Which institution could, within days, coordinate such a historic effort for a successful Refugee Airlift 2022? Who will discuss with the Spanish prime minister how to move not 20,000 refugees in the next few months, but 120,000 in a fortnight? Who will talk with the government in London, where the EU’s Temporary Protection Directive does not apply, how UK cities and citizens could participate in such an effort immediately?
Central to such an effort would be to communicate effectively in the many languages of Europe why such an effort is needed and what it is ultimately all about: a humanitarian endeavour to both help millions of people and to thwart Putin’s cynical political calculations that democracies cannot handle these refugees and that millions fleeing Russian bombs might destabilize European societies and their institutions.
This is why a small, flexible and political structure, preferably appointed to act in the name of both the EU and the G7, is needed immediately, best headed by an A-team of able, well-connected communicators - former heads of government or senior ministers. France’s Emmanuel Macron and Chancellor Olaf Scholz, who fortunately currently chair the EU and G7 respectively, might appoint this team now. Wanted: a mixture of Lucius Clay, the American general of the Berlin Airlift, and Ernst Reuter, the charismatic West Berlin mayor at the time, both protagonists of the first major political and humanitarian test in the last Cold War.

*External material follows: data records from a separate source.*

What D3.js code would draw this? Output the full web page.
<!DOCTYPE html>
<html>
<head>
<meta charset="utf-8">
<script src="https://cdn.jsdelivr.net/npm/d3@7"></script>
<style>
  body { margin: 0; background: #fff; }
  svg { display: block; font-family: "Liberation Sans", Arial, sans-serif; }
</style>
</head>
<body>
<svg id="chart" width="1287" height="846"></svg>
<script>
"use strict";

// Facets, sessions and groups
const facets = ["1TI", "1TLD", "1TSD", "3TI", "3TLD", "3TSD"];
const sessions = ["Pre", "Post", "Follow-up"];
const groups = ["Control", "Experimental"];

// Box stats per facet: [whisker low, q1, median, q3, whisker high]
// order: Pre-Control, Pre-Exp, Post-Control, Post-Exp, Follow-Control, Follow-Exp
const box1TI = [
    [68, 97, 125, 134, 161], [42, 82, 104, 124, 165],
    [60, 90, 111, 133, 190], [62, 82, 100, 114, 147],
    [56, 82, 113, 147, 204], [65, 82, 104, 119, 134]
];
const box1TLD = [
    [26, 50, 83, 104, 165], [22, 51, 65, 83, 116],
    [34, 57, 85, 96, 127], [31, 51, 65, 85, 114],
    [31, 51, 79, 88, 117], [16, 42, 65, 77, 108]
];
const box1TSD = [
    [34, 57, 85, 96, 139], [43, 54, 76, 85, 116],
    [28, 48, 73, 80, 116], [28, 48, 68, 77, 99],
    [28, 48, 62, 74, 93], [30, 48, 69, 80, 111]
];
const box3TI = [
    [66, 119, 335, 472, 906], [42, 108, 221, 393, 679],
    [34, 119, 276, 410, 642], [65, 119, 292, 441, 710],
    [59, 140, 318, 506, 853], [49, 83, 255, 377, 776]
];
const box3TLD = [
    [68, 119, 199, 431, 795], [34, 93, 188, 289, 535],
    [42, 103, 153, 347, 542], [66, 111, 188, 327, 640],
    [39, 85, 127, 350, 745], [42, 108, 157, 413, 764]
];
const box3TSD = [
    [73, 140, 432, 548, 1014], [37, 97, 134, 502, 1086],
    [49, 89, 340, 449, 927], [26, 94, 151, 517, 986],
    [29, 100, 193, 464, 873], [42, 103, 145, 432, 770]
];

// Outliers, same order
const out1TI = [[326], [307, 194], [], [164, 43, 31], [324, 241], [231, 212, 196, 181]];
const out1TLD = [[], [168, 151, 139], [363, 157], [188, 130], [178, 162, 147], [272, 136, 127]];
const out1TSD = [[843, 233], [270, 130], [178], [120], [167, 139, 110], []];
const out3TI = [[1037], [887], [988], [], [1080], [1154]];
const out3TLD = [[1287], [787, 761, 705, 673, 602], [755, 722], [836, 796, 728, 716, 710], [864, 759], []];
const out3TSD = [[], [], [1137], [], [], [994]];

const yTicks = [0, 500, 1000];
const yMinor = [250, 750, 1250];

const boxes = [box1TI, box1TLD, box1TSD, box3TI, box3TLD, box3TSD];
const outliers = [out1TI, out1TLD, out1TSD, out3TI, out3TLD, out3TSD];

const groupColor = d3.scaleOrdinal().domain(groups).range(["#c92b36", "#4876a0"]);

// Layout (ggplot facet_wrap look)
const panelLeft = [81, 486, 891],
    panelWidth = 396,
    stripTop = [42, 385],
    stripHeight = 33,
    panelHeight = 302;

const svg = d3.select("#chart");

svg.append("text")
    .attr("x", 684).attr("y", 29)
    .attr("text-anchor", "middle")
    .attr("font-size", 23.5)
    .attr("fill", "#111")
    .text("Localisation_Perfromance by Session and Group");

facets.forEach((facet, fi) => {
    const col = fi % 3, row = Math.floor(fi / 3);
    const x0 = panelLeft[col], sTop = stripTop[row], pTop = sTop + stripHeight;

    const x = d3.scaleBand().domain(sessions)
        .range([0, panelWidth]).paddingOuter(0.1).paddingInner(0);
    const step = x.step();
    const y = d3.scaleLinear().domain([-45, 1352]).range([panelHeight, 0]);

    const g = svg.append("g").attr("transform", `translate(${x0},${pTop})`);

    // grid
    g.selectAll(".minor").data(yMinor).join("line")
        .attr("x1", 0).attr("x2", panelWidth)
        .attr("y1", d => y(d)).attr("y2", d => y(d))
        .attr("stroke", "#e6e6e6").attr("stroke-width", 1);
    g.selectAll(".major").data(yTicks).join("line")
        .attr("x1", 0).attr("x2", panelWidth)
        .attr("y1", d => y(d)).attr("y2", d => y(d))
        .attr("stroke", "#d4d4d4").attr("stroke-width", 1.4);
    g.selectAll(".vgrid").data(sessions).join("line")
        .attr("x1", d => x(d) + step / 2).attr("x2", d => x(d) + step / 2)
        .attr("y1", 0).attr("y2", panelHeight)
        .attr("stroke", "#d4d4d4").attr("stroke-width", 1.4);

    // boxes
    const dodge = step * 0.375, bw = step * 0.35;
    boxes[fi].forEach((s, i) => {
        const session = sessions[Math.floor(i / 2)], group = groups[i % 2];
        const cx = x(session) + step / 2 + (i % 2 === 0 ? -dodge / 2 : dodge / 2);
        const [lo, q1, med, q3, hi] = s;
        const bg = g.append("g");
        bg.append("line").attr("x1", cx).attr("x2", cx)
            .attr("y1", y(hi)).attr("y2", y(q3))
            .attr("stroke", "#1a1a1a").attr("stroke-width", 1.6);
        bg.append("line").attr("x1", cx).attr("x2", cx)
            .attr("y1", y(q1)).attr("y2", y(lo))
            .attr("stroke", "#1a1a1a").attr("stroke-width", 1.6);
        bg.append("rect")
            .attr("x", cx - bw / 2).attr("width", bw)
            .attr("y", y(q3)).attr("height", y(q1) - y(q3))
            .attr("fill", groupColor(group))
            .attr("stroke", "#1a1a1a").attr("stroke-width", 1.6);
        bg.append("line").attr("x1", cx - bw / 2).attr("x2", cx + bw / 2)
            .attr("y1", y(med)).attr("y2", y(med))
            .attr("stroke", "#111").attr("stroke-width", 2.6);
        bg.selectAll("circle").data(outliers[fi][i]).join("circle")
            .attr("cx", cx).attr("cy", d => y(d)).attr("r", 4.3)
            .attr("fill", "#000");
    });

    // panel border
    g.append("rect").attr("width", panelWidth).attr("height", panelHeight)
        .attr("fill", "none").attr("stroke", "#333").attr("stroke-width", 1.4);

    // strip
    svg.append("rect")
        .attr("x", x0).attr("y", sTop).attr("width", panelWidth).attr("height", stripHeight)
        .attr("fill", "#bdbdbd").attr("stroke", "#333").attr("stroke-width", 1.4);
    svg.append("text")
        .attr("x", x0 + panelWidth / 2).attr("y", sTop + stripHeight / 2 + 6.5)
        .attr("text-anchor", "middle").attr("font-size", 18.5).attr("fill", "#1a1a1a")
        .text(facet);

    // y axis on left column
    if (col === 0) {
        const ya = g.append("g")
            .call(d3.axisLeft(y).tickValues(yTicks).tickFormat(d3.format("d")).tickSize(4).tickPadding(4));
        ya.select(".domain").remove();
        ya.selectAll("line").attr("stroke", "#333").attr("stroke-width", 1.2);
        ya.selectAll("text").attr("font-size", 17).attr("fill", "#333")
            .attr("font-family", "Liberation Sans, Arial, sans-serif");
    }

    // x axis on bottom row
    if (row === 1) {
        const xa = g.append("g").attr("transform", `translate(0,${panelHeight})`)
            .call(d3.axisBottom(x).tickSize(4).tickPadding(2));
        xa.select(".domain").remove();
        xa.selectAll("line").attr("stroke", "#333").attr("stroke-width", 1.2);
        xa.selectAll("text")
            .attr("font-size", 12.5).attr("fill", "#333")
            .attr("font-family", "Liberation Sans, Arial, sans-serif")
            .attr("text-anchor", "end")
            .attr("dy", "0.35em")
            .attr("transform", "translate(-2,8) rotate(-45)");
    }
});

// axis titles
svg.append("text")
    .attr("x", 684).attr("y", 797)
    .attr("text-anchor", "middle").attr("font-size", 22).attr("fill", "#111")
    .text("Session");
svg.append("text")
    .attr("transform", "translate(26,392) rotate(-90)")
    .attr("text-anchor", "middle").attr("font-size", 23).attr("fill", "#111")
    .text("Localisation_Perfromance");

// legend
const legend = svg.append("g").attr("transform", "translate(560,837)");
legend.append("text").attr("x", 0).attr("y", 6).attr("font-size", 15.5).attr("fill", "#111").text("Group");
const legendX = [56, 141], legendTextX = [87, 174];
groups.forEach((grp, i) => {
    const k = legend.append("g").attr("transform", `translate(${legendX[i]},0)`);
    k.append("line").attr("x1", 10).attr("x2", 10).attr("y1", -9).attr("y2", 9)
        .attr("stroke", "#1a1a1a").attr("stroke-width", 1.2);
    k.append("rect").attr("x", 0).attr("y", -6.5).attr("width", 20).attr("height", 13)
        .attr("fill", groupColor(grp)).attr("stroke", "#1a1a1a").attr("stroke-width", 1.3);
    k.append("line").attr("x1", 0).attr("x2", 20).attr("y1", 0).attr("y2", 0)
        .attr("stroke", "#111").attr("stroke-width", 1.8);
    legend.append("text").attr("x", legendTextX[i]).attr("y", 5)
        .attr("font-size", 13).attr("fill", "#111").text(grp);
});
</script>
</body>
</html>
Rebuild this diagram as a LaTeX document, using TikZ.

Such a coordination team does not need formal authority, as it should not compete with existing institutions, from the European Commission to international organisations, but cooperate with them. This is possible through persuasion and a focus on a common task. Success would require three things:
- A public list on which all major commitments to the reception of refugees by cities, countries and regions are recorded every day: a balance sheet of solidarity, in the tradition of Jean Monnet, the father of European integration, and inspired by his efforts helping to coordinate the logistics of the allies during World War one and the reconstruction of France after World War two.
- Direct access to governments and to public and private transport companies in order to coordinate their efforts so that any gaps are filled.
- A team of filmmakers and communication experts to document, share and thus reinforce this mobilisation across Europe in real time. The most important ingredient for sustained success is the empathy of millions of people. Empathy thrives on attention and on gripping, emotional stories, told in a way that encourages and inspires.
All of this was achieved in 1948, when beleaguered West Berliners were supplied by more than 170,000 flights by allied pilots. The Berlin Airlift was a powerful political response that changed Europe’s policy to this day. It gave rise soon after to the institutions of today’s West: NATO, the Council of Europe, the first steps toward European integration. Stalin’s blackmail failed.
Ukrainian refugees and Putin’s plan of attack
Today, Putin’s cynical goal of blackmailing Ukraine and the EU through brutal warfare leading to mass displacement, as in Syria and Chechnya, must fail and must be seen to fail. Desperate Ukrainian refugees are part of Putin’s plan of attack. His calculation is as ruthless as it is transparent: by expelling civilians, he hopes not just to demoralize Ukrainians and force them to surrender but also to make the EU turn against and betray Ukraine. This must not happen.
An Airlift 2022, a Macron-Scholz-EU-G7 initiative to implement the most generous refugee reception policy worldwide in decades, would be an appropriate response. It is about helping people, as well as bolstering the authority and credibility of the West as a community of values. It would be a humane response to inhumane cynicism.